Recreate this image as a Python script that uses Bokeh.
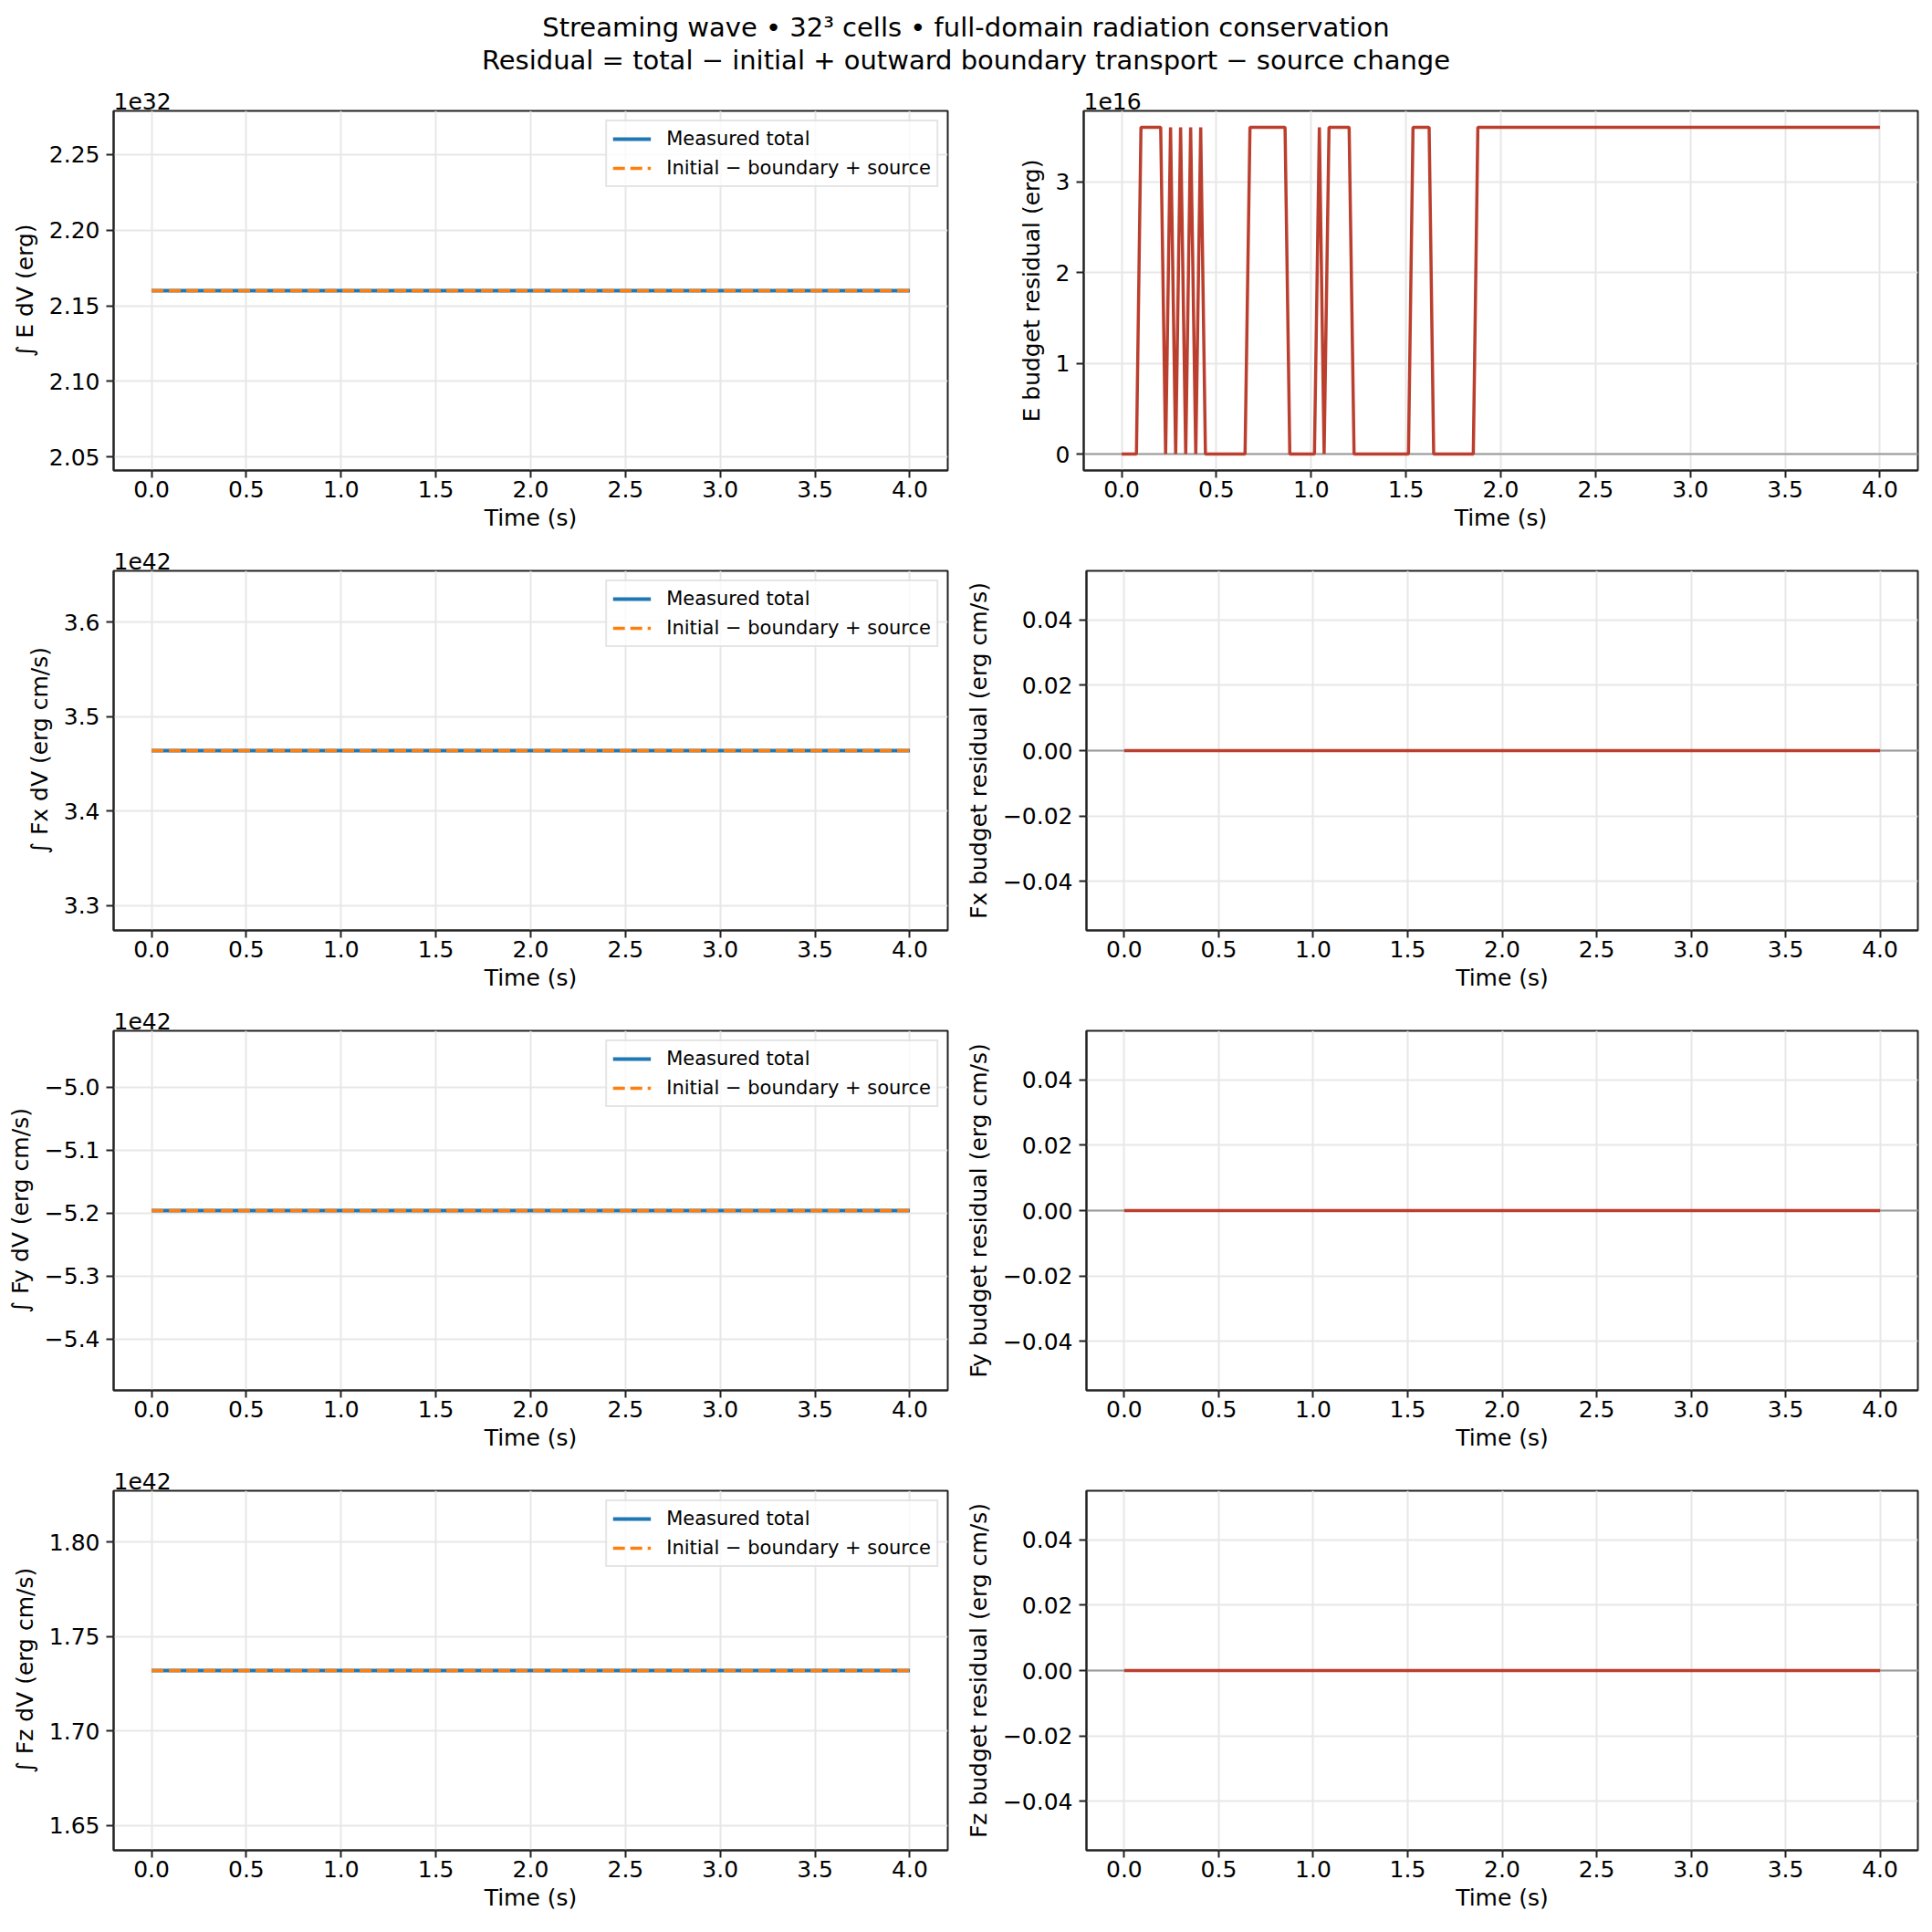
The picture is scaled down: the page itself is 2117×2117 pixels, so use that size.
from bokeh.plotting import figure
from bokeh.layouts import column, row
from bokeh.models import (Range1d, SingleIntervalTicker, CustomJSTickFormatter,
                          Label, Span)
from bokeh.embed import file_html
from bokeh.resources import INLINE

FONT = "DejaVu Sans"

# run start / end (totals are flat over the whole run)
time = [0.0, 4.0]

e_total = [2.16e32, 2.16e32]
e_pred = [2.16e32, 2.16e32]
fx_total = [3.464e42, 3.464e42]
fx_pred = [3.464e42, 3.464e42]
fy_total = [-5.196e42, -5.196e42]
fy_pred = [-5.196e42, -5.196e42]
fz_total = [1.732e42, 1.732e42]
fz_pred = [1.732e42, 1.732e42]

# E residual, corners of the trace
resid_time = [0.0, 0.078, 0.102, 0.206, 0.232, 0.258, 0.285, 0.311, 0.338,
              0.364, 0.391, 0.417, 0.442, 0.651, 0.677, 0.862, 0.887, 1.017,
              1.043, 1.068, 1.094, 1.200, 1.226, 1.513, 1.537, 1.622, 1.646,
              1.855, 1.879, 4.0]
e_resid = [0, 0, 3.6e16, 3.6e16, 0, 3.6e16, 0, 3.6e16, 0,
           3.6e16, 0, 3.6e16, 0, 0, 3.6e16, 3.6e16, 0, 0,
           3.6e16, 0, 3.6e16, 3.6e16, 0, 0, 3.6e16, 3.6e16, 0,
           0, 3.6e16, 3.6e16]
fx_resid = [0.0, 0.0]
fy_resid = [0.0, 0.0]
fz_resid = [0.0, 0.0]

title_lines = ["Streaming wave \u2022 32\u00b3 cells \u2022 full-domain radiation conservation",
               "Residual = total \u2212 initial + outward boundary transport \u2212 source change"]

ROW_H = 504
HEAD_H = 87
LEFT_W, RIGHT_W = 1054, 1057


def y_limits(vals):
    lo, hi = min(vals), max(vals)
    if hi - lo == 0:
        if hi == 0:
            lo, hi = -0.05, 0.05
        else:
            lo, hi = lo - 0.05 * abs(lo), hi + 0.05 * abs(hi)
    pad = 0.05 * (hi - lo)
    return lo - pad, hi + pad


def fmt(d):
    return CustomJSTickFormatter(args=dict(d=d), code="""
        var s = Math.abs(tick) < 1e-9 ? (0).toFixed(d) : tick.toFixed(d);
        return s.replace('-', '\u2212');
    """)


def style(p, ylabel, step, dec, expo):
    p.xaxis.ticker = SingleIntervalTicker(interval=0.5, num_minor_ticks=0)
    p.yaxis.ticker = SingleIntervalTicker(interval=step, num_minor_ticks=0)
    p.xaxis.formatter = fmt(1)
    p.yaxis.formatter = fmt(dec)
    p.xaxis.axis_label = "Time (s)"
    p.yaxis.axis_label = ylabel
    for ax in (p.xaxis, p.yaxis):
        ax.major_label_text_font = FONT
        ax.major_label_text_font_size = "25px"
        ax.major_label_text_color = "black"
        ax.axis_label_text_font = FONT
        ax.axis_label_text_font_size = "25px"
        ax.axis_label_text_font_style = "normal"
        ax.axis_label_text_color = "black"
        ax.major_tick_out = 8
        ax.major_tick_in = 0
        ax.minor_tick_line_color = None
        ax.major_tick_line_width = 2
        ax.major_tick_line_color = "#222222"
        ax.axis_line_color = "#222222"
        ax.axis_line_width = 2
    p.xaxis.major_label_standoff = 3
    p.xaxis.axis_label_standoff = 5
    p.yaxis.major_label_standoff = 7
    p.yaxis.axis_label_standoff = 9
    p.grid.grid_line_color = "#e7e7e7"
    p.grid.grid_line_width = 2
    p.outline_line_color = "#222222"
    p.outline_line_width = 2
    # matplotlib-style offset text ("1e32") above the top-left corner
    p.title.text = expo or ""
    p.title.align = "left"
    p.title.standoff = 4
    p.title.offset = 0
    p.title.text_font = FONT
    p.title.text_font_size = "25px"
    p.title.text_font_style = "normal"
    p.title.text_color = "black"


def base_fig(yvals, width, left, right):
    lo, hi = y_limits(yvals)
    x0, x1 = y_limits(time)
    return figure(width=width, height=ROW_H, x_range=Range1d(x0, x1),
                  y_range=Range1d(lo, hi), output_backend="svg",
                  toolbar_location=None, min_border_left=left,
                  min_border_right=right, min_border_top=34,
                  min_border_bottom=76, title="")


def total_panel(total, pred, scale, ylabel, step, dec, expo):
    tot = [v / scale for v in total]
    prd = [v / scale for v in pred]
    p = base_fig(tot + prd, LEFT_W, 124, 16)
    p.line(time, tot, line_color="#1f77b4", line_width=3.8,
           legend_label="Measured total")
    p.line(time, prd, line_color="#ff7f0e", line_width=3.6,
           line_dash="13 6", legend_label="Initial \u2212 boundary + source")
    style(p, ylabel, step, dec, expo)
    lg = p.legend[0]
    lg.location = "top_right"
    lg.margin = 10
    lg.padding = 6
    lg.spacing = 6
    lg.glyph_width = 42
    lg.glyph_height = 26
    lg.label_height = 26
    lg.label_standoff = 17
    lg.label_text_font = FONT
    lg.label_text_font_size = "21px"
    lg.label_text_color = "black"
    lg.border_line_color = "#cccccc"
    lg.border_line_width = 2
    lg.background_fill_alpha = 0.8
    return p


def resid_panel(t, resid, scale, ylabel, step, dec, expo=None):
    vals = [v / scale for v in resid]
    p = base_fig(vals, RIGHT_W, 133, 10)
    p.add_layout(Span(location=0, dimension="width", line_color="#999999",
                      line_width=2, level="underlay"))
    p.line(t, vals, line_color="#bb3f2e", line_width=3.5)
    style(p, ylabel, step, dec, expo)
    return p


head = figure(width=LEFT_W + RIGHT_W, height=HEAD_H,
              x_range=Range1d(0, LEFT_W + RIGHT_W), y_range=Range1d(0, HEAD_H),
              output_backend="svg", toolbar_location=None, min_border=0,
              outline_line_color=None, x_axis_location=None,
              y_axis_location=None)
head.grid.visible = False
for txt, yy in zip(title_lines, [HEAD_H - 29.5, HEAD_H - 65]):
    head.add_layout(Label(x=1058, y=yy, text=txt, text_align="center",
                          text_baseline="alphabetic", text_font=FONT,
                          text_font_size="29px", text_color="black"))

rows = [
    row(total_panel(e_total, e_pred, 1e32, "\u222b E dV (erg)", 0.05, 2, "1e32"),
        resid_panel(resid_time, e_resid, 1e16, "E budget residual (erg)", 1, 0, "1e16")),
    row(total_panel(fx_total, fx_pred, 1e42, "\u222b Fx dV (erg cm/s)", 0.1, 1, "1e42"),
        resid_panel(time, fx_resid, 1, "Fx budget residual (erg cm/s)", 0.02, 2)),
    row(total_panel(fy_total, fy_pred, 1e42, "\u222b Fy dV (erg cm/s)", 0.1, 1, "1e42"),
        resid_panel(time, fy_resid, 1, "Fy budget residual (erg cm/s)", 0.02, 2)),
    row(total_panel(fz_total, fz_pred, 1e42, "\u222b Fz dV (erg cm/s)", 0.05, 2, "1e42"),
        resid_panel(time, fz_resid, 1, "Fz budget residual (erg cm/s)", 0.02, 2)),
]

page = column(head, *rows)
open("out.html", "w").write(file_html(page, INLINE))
------------------------------------------------------------------------
- _The exercise_: Starting at the line that holds "The picture is", copy each line exactly and stop after the line that holds "fz_resid = [0.0, 0.0]".

- _Final result_:
The picture is scaled down: the page itself is 2117×2117 pixels, so use that size.
from bokeh.plotting import figure
from bokeh.layouts import column, row
from bokeh.models import (Range1d, SingleIntervalTicker, CustomJSTickFormatter,
                          Label, Span)
from bokeh.embed import file_html
from bokeh.resources import INLINE

FONT = "DejaVu Sans"

# run start / end (totals are flat over the whole run)
time = [0.0, 4.0]

e_total = [2.16e32, 2.16e32]
e_pred = [2.16e32, 2.16e32]
fx_total = [3.464e42, 3.464e42]
fx_pred = [3.464e42, 3.464e42]
fy_total = [-5.196e42, -5.196e42]
fy_pred = [-5.196e42, -5.196e42]
fz_total = [1.732e42, 1.732e42]
fz_pred = [1.732e42, 1.732e42]

# E residual, corners of the trace
resid_time = [0.0, 0.078, 0.102, 0.206, 0.232, 0.258, 0.285, 0.311, 0.338,
              0.364, 0.391, 0.417, 0.442, 0.651, 0.677, 0.862, 0.887, 1.017,
              1.043, 1.068, 1.094, 1.200, 1.226, 1.513, 1.537, 1.622, 1.646,
              1.855, 1.879, 4.0]
e_resid = [0, 0, 3.6e16, 3.6e16, 0, 3.6e16, 0, 3.6e16, 0,
           3.6e16, 0, 3.6e16, 0, 0, 3.6e16, 3.6e16, 0, 0,
           3.6e16, 0, 3.6e16, 3.6e16, 0, 0, 3.6e16, 3.6e16, 0,
           0, 3.6e16, 3.6e16]
fx_resid = [0.0, 0.0]
fy_resid = [0.0, 0.0]
fz_resid = [0.0, 0.0]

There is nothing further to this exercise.